Los bombardeos atómicos sobre las dos ciudades japonesas fue una suerte de sacrificio iniciático de la nueva era, concebido para enviar un potente mensaje para propios (principalmente sus aliados británicos y franceses) y ajenos, como sus ocasionales adversarios alemanes y japoneses, pero sobre todo para la Unión Soviética toda vez que la inesperada llegada del Ejército Rojo a Berlín contenía funestos desafíos para el nuevo orden imperial de la posguerra.
Si para que este mensaje fuera comprendido era preciso aniquilar a centenares de miles de personas indefensas se procedería sin remordimiento alguno, como lo proclamarían orgullosamente hasta el final de sus miserables vidas los tripulantes del B-29 que destruyó Hiroshima. Afortunadamente el monopolio nuclear en manos de Washington duró apenas unos años, y el chantaje atómico quedó neutralizado por el “equilibrio del terror”. Pero la pesadilla desatada con semejantes actos de barbarie habría de perdurar para siempre.
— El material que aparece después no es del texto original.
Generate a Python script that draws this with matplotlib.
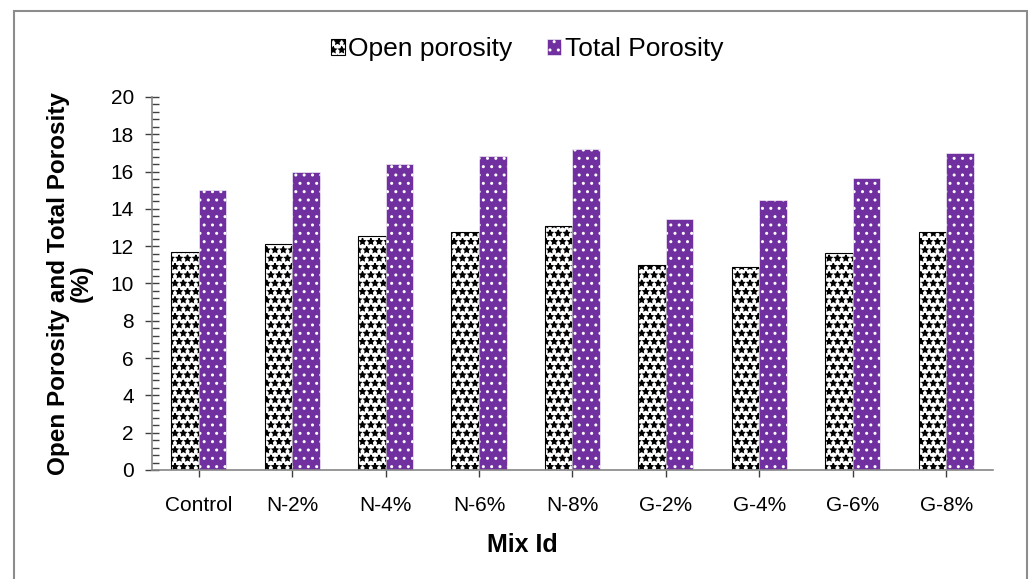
import matplotlib
matplotlib.use('Agg')
import matplotlib.pyplot as plt
import numpy as np
from matplotlib.patches import Rectangle
from matplotlib.ticker import MultipleLocator

mixes = ['Control', 'N-2%', 'N-4%', 'N-6%', 'N-8%', 'G-2%', 'G-4%', 'G-6%', 'G-8%']
open_porosity = [11.7, 12.1, 12.55, 12.75, 13.1, 11.0, 10.9, 11.65, 12.75]
total_porosity = [15.0, 16.0, 16.4, 16.85, 17.2, 13.45, 14.45, 15.65, 17.0]

plt.rcParams['font.family'] = ['Liberation Sans', 'DejaVu Sans']
plt.rcParams['hatch.linewidth'] = 1.0

fig = plt.figure(figsize=(10.29, 5.79), dpi=100)
ax = fig.add_axes([0.1477, 0.1883, 0.8173, 0.6442])

ind = np.arange(len(mixes))
width = 0.295
ax.bar(ind - width / 2, open_porosity, width, color='white', edgecolor='black',
       linewidth=0.8, hatch='**', label='Open porosity')
ax.bar(ind + width / 2, total_porosity, width, color='#7030A0', edgecolor='white',
       linewidth=0.4, hatch='..', label='Total Porosity')

ax.set_xlim(-0.5, 8.5)
ax.set_ylim(0, 20)
ax.set_xticks(ind)
ax.set_xticklabels(mixes)
ax.yaxis.set_major_locator(MultipleLocator(2))
ax.yaxis.set_minor_locator(MultipleLocator(0.4))

for side in ['top', 'right']:
    ax.spines[side].set_visible(False)
for side in ['left', 'bottom']:
    ax.spines[side].set_color('#868686')
    ax.spines[side].set_linewidth(1.2)

ax.tick_params(axis='y', which='major', direction='inout', length=10, width=1,
               color='#404040', labelsize=15, pad=8)
ax.tick_params(axis='y', which='minor', direction='in', length=5, width=1, color='#404040')
ax.tick_params(axis='x', which='major', direction='out', length=5, width=1,
               color='#404040', labelsize=15, pad=14)

ax.set_ylabel('Open Porosity and Total Porosity\n(%)', fontsize=17.5, fontweight='bold',
              linespacing=0.95, labelpad=13)
fig.text(0.508, 0.058, 'Mix Id', fontsize=18, fontweight='bold', ha='center', va='center')

ax.legend(loc='center', bbox_to_anchor=(0.512, 0.915), bbox_transform=fig.transFigure,
          ncol=2, frameon=False, fontsize=19, handlelength=0.55, handleheight=0.55,
          handletextpad=0.12, columnspacing=1.3)

fig.patches.append(Rectangle((14 / 1029, -0.05), (1027 - 14) / 1029, 1.05 - 11 / 579,
                             transform=fig.transFigure, fill=False, edgecolor='#8c8c8c',
                             linewidth=1.5))

fig.savefig('out.png', dpi=100)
La prensa del establishment acompañó las mentiras oficiales justificatorias de la barbarie cometida aquel 6 de Agosto. Un artículo del New York Times, publicado el 13 de Septiembre de 1945, decía en su título que no había rastros de radioactividad en Hiroshima. Obedecía ciega e irresponsablemente a la censura impuesta por el Pentágono que prohibía hablar de radiación y decía, en cambio, que las víctimas japonesas murieron por el estallido de la bomba.
Fue la primera gran mentira de las muchas que hubo sobre el tema. Sin ir más lejos hoy se acusa a Irán de estar empeñado en la fabricación de armamento nuclear mientras se oculta la denuncia hecha por un científico israelí, Mordechai Vanunu, cuando en 1986 reveló al mundo que con la ayuda de Estados Unidos su país estaba construyendo un arsenal de más de 100 ojivas nucleares, más letales que las arrojadas sobre las dos ciudades del Japón. Wanunu fue secuestrado en Roma, condenado por un tribunal en Jerusalén a una pena de 18 años de cárcel acusado de traición y espionaje.
Pese a haber cumplido su sentencia (con 11 años y medios en celda de confinamiento solitario) y sin haber nuevos cargos en su contra las autoridades israelíes se rehúsan a otorgarle un pasaporte y le impiden salir de Israel. ¿Su crimen? Alertar al mundo sobre la posibilidad que un horror como el de Hiroshima y Nagasaki pueda desatarse en Oriente Medio. Por supuesto, la prensa “seria” ha decretado la muerte civil de Wanunu hace muchos años.
Como bien recuerda Noam Chomsky, con el fulminante asesinato en masa de varios centenares de miles de personas se cierra una época y da comienzo a otra, más ominosa. Según el lingüista “si alguna especie de extraterrestres fueran a compilar una historia del Homo Sapiens ellos podrían dividir el calendario en dos eras: AAN (antes de las armas nucleares) y DAN (después de las armas nucleares).
Esta última se abrió el 6 de Agosto de 1945, el primer día de la cuenta regresiva de lo que podría ser el inglorioso final de esta extraña especie, cuya inteligencia le permitió descubrir los medios efectivos para su propia destrucción pero -como lo sugiere la evidencia- no la capacidad intelectual y moral para controlar sus peores instintos.
Todavía hay esperanzas, pero no deja de ser preocupante el silencio con que ha transcurrido este nuevo aniversario de la atrocidad perpetrada en Hiroshima, sobre todo a la luz de la que en estos días hemos visto en Gaza por un estado que dispone de un formidable arsenal atómico y cuyos gobernantes han dado sobradas pruebas de una espeluznante inescrupulosidad moral.